We already talked a lot about financial data and accounts. Are cybervillains interested in anything else of yours? Yes, the most everyday files you can imagine: photos, videos, work documents... Basically anything you value and would probably pay
for to get back.
Suppose you turn on your computer, but instead of the usual Windows interface, you see... a skull. And a message promising to restore everything as it was, but only after you pay a ransom.
That’s exactly how the Petya ransomware works. Some other encryptors target not the whole system, but certain file types: documents, pictures, game saves. These types of malware encrypt their “hostages” so that they cannot be opened or used until
you pay up. If you do, the cybercriminals promise to send a decryption key, which, theoretically, should restore the files.
However, our advice is not to pay the ransom. First, this will encourage the attackers to continue their criminal activity (if it worked once, why not try again?).
Second, there are no guarantees that after the payment they will fulfill their promise. Relying on the honesty of criminals is a mug’s game. Moreover, some malware programs are designed to make decryption impossible, yet they still demand a ransom.

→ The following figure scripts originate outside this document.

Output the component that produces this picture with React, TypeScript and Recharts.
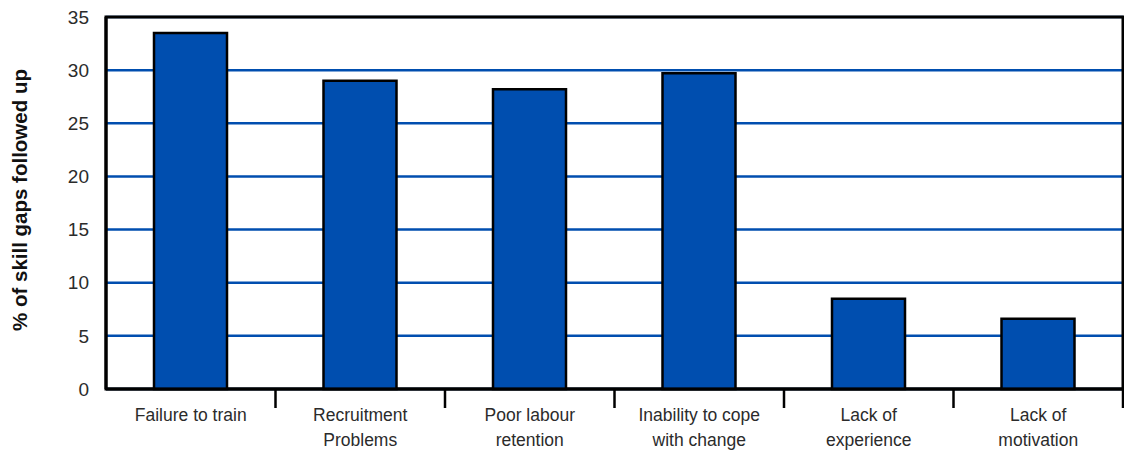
import { Bar, BarChart, CartesianGrid, Label, ReferenceArea, XAxis, YAxis } from "recharts"

const categories = [
  "Failure to train",
  "Recruitment\nProblems",
  "Poor labour\nretention",
  "Inability to cope\nwith change",
  "Lack of\nexperience",
  "Lack of\nmotivation",
]
const followedUp = [33.5, 29.0, 28.2, 29.7, 8.5, 6.6]
const yTicks = [0, 5, 10, 15, 20, 25, 30, 35]

const data = categories.map((name, i) => ({ name, value: followedUp[i] }))

const W = 1124
const H = 452
const AXIS_W = 106
const RIGHT = 1
const BAND = (W - AXIS_W - RIGHT) / categories.length
const BLUE = "#004eaf"
const FONT = '"Liberation Sans", Arial, sans-serif'

function CategoryTick({ x, y, payload }: any) {
  const lines = String(payload.value).split("\n")
  return (
    <g>
      <line x1={x + BAND / 2} x2={x + BAND / 2} y1={y} y2={y + 19} stroke="#000" strokeWidth={2.5} />
      <text x={x} y={y} textAnchor="middle" fill="#2b2b2b" fontSize={17.5} fontFamily={FONT}>
        {lines.map((line, i) => (
          <tspan key={i} x={x} dy={i === 0 ? 32 : 25}>
            {line}
          </tspan>
        ))}
      </text>
    </g>
  )
}

export default function App() {
  return (
    <div style={{ position: "absolute", left: 0, top: 0, background: "#fff" }}>
      <BarChart
        width={W}
        height={H}
        data={data}
        margin={{ top: 17, right: RIGHT, bottom: 0, left: 0 }}
        barSize={73}
      >
        <CartesianGrid vertical={false} stroke={BLUE} strokeWidth={2.5} />
        <XAxis
          dataKey="name"
          height={63}
          tickSize={0}
          tickMargin={0}
          axisLine={{ stroke: "#000", strokeWidth: 3 }}
          tick={<CategoryTick />}
          interval={0}
        />
        <YAxis
          width={AXIS_W}
          domain={[0, 35]}
          ticks={yTicks}
          tickSize={0}
          tickMargin={17}
          axisLine={{ stroke: "#000", strokeWidth: 3 }}
          tick={{ fill: "#2b2b2b", fontSize: 19, fontFamily: FONT }}
        >
          <Label
            content={({ viewBox }: any) => {
              const cy = viewBox.y + viewBox.height / 2 - 3
              return (
                <text
                  x={27}
                  y={cy}
                  transform={`rotate(-90 27 ${cy})`}
                  textAnchor="middle"
                  fontSize={20.5}
                  fontWeight="bold"
                  fontFamily={FONT}
                  fill="#111"
                >
                  % of skill gaps followed up
                </text>
              )
            }}
          />
        </YAxis>
        <Bar dataKey="value" fill={BLUE} stroke="#000" strokeWidth={2.5} isAnimationActive={false} />
        <ReferenceArea y1={0} y2={35} fill="none" stroke="#000" strokeWidth={3} ifOverflow="visible" />
      </BarChart>
    </div>
  )
}
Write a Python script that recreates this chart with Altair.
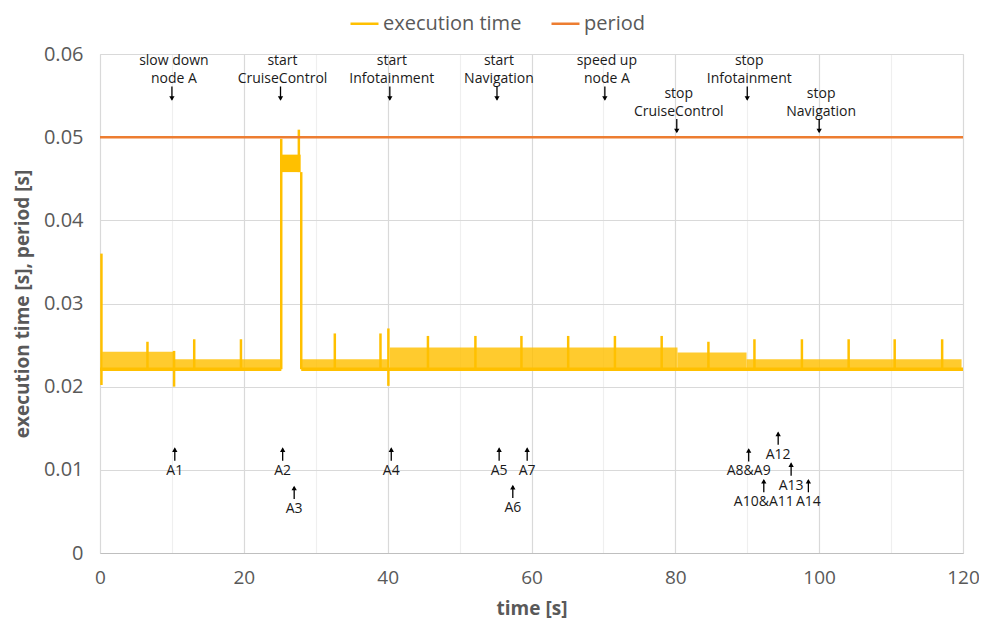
import altair as alt
import pandas as pd

# ---------------- data ----------------
period_t = [0, 120]
period_v = [0.05, 0.05]

# base level of execution time (continuous thick line, interrupted at 25-28 s)
base_start = [0, 27.98]
base_end = [25.2, 120]
base_v = [0.0221, 0.0221]

# dense oscillation bands of the execution time (start, end, top level)
seg_start = [0.3, 10.2, 28.0, 40.3, 80.3, 89.9]
seg_end = [10.2, 25.1, 40.1, 80.3, 89.9, 119.8]
seg_low = [0.0221, 0.0221, 0.0221, 0.0221, 0.0221, 0.0221]
seg_high = [0.0242, 0.0233, 0.0233, 0.0247, 0.0241, 0.0233]

# saturated block while CruiseControl starts
block_start = [25.3]
block_end = [27.9]
block_low = [0.0458]
block_high = [0.0479]

# single spikes / jumps
spike_t = [0.2, 6.6, 10.3, 13.1, 19.6, 25.2, 27.65, 27.98, 32.65, 39.0, 40.1,
           45.6, 52.2, 58.6, 65.1, 71.6, 78.1, 84.6, 91.0, 97.6, 104.1, 110.5, 117.1]
spike_lo = [0.0202, 0.0221, 0.0200, 0.0221, 0.0221, 0.0221, 0.0458, 0.0221, 0.0221, 0.0221, 0.0201,
            0.0221, 0.0221, 0.0221, 0.0221, 0.0221, 0.0221, 0.0221, 0.0221, 0.0221, 0.0221, 0.0221, 0.0221]
spike_hi = [0.0360, 0.0254, 0.0243, 0.0257, 0.0257, 0.0498, 0.0509, 0.0458, 0.0264, 0.0264, 0.0270,
            0.0261, 0.0261, 0.0261, 0.0261, 0.0261, 0.0261, 0.0254, 0.0257, 0.0257, 0.0257, 0.0257, 0.0257]

# event annotations (top)
top_t = [10.0, 25.1, 40.3, 55.2, 70.2, 80.2, 90.0, 100.0]
top_line1 = ["slow down", "start", "start", "start", "speed up", "stop", "stop", "stop"]
top_line2 = ["node A", "CruiseControl", "Infotainment", "Navigation", "node A",
             "CruiseControl", "Infotainment", "Navigation"]
top_level = [0.0591, 0.0591, 0.0591, 0.0591, 0.0591, 0.0552, 0.0591, 0.0552]

# A-labels (bottom)
bot_t = [10.4, 25.4, 27.0, 40.5, 55.5, 57.4, 59.4, 90.2, 92.3, 94.3, 96.1, 98.5]
bot_label = ["A1", "A2", "A3", "A4", "A5", "A6", "A7", "A8&A9", "A10&A11", "A12", "A13", "A14"]
bot_level = [0.0099, 0.0099, 0.0053, 0.0099, 0.0099, 0.0054, 0.0099, 0.0098, 0.0061, 0.0118, 0.0081, 0.0061]

# ---------------- layout ----------------
W, H = 863, 499
YMAX = 0.06
PX = H / YMAX  # pixels per unit
FONT = "Open Sans"
GREY = "#595959"
YELLOW = "#FFC000"
ORANGE = "#ED7D31"

xs = alt.Scale(domain=[0, 120], nice=False, zero=False)
ys = alt.Scale(domain=[0, YMAX], nice=False)
cs = alt.Scale(domain=["execution time", "period"], range=[YELLOW, ORANGE])

x_axis = alt.Axis(
    values=list(range(0, 121, 5)),
    labelExpr="datum.value % 20 === 0 ? datum.label : ''",
    format="d", labelFlush=False,
    gridColor={"condition": {"test": "datum.value % 20 === 0", "value": "#D9D9D9"}, "value": "#EFEFEF"},
    gridWidth=1.2,
    domainColor="#BFBFBF", domainWidth=1.2,
    ticks=False, labelPadding=15, labelFontSize=19, labelColor=GREY, labelFont=FONT,
    title="time [s]", titleFontSize=19, titleFontWeight="bold", titleColor=GREY, titleFont=FONT,
    titleX=W / 2, titleY=55, titleBaseline="middle", titleAlign="center",
)
y_axis = alt.Axis(
    values=[0, 0.01, 0.02, 0.03, 0.04, 0.05, 0.06],
    format=".2~f",
    gridColor="#D9D9D9", gridWidth=1.2,
    domain=False, ticks=False, labelPadding=17, labelFontSize=20, labelColor=GREY, labelFont=FONT,
    title="execution time [s], period [s]", titleFontSize=19, titleFontWeight="bold",
    titleColor=GREY, titleFont=FONT,
    titleX=-78, titleY=H / 2, titleAngle=-90, titleBaseline="middle", titleAlign="center",
)

legend = alt.Legend(
    orient="none", legendX=249, legendY=-46, direction="horizontal", title=None,
    symbolType="stroke", symbolSize=784, symbolStrokeWidth=2.5, labelFontSize=20,
    labelFont=FONT, labelColor=GREY, labelOffset=3, columnPadding=24, padding=0,
)

# data frames
seg_df = pd.DataFrame({"s": seg_start, "e": seg_end, "lo": seg_low, "hi": seg_high})
block_df = pd.DataFrame({"s": block_start, "e": block_end, "lo": block_low, "hi": block_high})
spike_df = pd.DataFrame({"t": spike_t, "lo": spike_lo, "hi": spike_hi})
base_df = pd.DataFrame({"s": base_start, "e": base_end, "v": base_v})
period_df = pd.concat([
    pd.DataFrame({"t": [base_start[0], base_end[0]], "v": base_v, "series": "execution time"}),
    pd.DataFrame({"t": period_t, "v": period_v, "series": "period"}),
])

top_df = pd.DataFrame({"t": top_t, "l1": top_line1, "l2": top_line2, "lv": top_level})
top_df["a_from"] = top_df["lv"] - 25 / PX
top_df["a_to"] = top_df["lv"] - 38 / PX
top_df["head"] = top_df["lv"] - 37 / PX

bot_df = pd.DataFrame({"t": bot_t, "lab": bot_label, "lv": bot_level})
bot_df["a_from"] = bot_df["lv"] + 10 / PX
bot_df["a_to"] = bot_df["lv"] + 22 / PX
bot_df["head"] = bot_df["lv"] + 21 / PX

# ---------------- layers ----------------
bands = alt.Chart(seg_df).mark_rect(color=YELLOW, opacity=0.82).encode(
    x=alt.X("s:Q", scale=xs, axis=x_axis),
    x2="e:Q",
    y=alt.Y("lo:Q", scale=ys, axis=y_axis),
    y2="hi:Q",
)
block = alt.Chart(block_df).mark_rect(color=YELLOW).encode(
    x=alt.X("s:Q", scale=xs), x2="e:Q", y=alt.Y("lo:Q", scale=ys), y2="hi:Q"
)
base = alt.Chart(base_df).mark_rule(color=YELLOW, strokeWidth=3.5).encode(
    x=alt.X("s:Q", scale=xs), x2="e:Q", y=alt.Y("v:Q", scale=ys)
)
spikes = alt.Chart(spike_df).mark_rule(color=YELLOW, strokeWidth=2.5).encode(
    x=alt.X("t:Q", scale=xs),
    y=alt.Y("lo:Q", scale=ys),
    y2="hi:Q",
)
lines = alt.Chart(period_df).mark_line(strokeWidth=2.5).encode(
    x=alt.X("t:Q", scale=xs),
    y=alt.Y("v:Q", scale=ys),
    color=alt.Color("series:N", scale=cs, legend=legend),
    detail="series:N",
)

txt = dict(font=FONT, fontSize=14, color="#1a1a1a", align="center", baseline="middle")
top1 = alt.Chart(top_df).mark_text(dx=2, **txt).encode(
    x=alt.X("t:Q", scale=xs), y=alt.Y("lv:Q", scale=ys), text="l1:N")
top2 = alt.Chart(top_df).mark_text(dx=2, dy=17.6, **txt).encode(
    x=alt.X("t:Q", scale=xs), y=alt.Y("lv:Q", scale=ys), text="l2:N")
top_arrow = alt.Chart(top_df).mark_rule(color="#000000", strokeWidth=1.3).encode(
    x=alt.X("t:Q", scale=xs), y=alt.Y("a_from:Q", scale=ys), y2="a_to:Q")
top_head = alt.Chart(top_df).mark_point(shape="triangle-down", filled=True, size=28,
                                        color="#000000", opacity=1).encode(
    x=alt.X("t:Q", scale=xs), y=alt.Y("head:Q", scale=ys))

bot_text = alt.Chart(bot_df).mark_text(**txt).encode(
    x=alt.X("t:Q", scale=xs), y=alt.Y("lv:Q", scale=ys), text="lab:N")
bot_arrow = alt.Chart(bot_df).mark_rule(color="#000000", strokeWidth=1.3).encode(
    x=alt.X("t:Q", scale=xs), y=alt.Y("a_from:Q", scale=ys), y2="a_to:Q")
bot_head = alt.Chart(bot_df).mark_point(shape="triangle-up", filled=True, size=28,
                                        color="#000000", opacity=1).encode(
    x=alt.X("t:Q", scale=xs), y=alt.Y("head:Q", scale=ys))

chart = alt.layer(
    bands, block, base, spikes, lines, top1, top2, top_arrow, top_head, bot_text, bot_arrow, bot_head
).properties(
    width=W, height=H,
    padding={"left": 92, "top": 46, "right": 16, "bottom": 66},
    autosize=alt.AutoSizeParams(type="none"),
).configure_view(stroke=None).configure(font=FONT)

chart.save("out.html", embed_options={"renderer": "svg", "actions": False})
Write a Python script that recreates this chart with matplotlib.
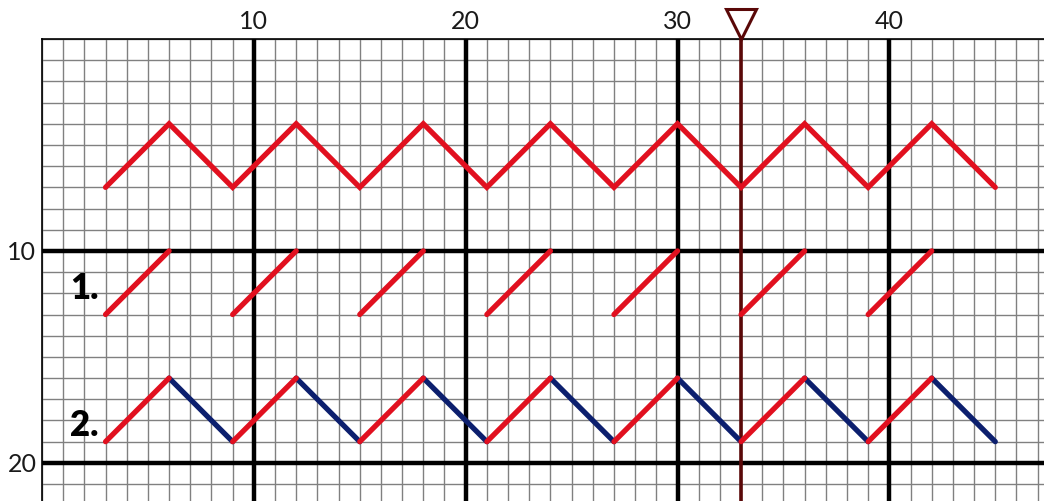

So what to do? In the words of many sports coaches, defense wins games. If you have a good antivirus with the latest database updates, you should have little to fear from ransomware.
If, however, your files are already encrypted, first you need to remove the malware – again with the help of an antivirus. Then you can try to recover the files yourself. For this, there are cybersecurity companies that produce special decryptors.
However, bear in mind that silver bullets take a long time to develop. In addition, the process requires information about the specific ransomware, which sometimes becomes available only after the malware creators are caught. So – alas – by no means
all ransomware Trojans have decryptors.
Therefore, the old adage that prevention is better than a cure applies well to ransomware. And since they are distributed the same way as other Trojans, you already know the rules for protecting against them (think back to Lessons 3 and 4).
That said, there is one other important file protection method: making backups. More about that in the next lesson.
You turn on your computer, and instead of the desktop you see a message stating that your data is encrypted and you need to pay a ransom to get it back. Do you pay up?